Cormack believes that Lythcott-Haims and Forssell are best suited to tackle the housing issue, which Cormack said is the biggest issue that divides the candidates in the council race. Over her years on the planning commission, Summa has established a reputation for being a tough critic of new developments. This includes being as the sole dissenter on residential projects at 788 San Antonio Road, which includes 102 apartments, and a mixed-use proposal with 17 dwellings on the former site of Compadre's Restaurant. Though Summa said she favored the San Antonio housing, she felt that the city was moving too fast to change the broader zoning rules.
While the planning commission is no longer as factional as it has been in the past, Lauing has tended to vote with the more slow-growth faction.

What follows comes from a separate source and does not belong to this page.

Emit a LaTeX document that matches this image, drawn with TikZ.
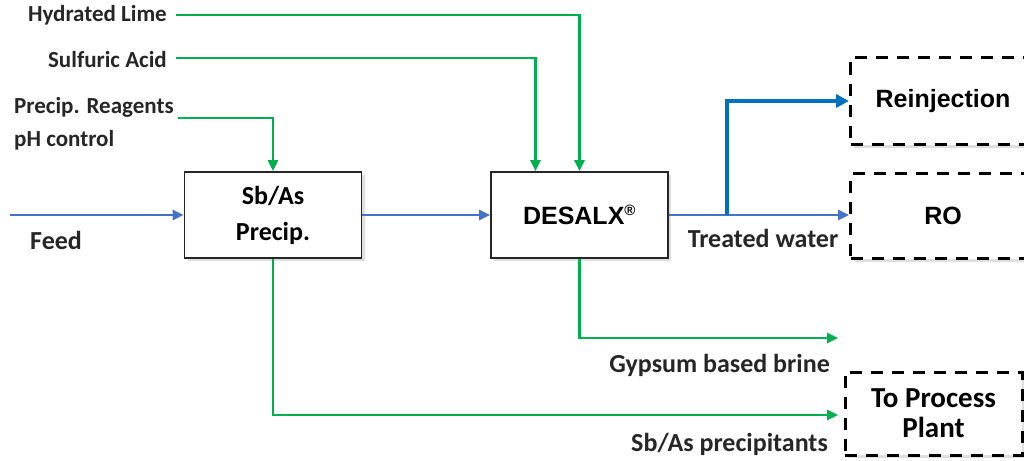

Last year, for instance, he joined Summa in opposing the most aggressive growth alternative for the North Ventura Coordinated Area Plan, a vision document for a 60-acre portion of the Ventura neighborhood (the council ultimately rejected this alternative as well). Both are endorsed by Palo Altans for Sensible Zoning, a political action committee that supports candidates affiliated with the council's more slow-growth wing.
"I think it's very easy to say you're for affordable housing," Cormack said. "I think the rubber meets the road when you need to make a decision on how many units are going to go into a specific place that provides a place for people to live. And fundamentally that is where we are. It's the devil in the details about parking and height limits and all those things that make each of those decisions difficult."
Despite their philosophical differences on housing, Burt and Cormack both support Veenker. Cormack lauded her experience in bringing different factions together and believes she is "committed to finding common ground in a reasonable manner." Burt agreed.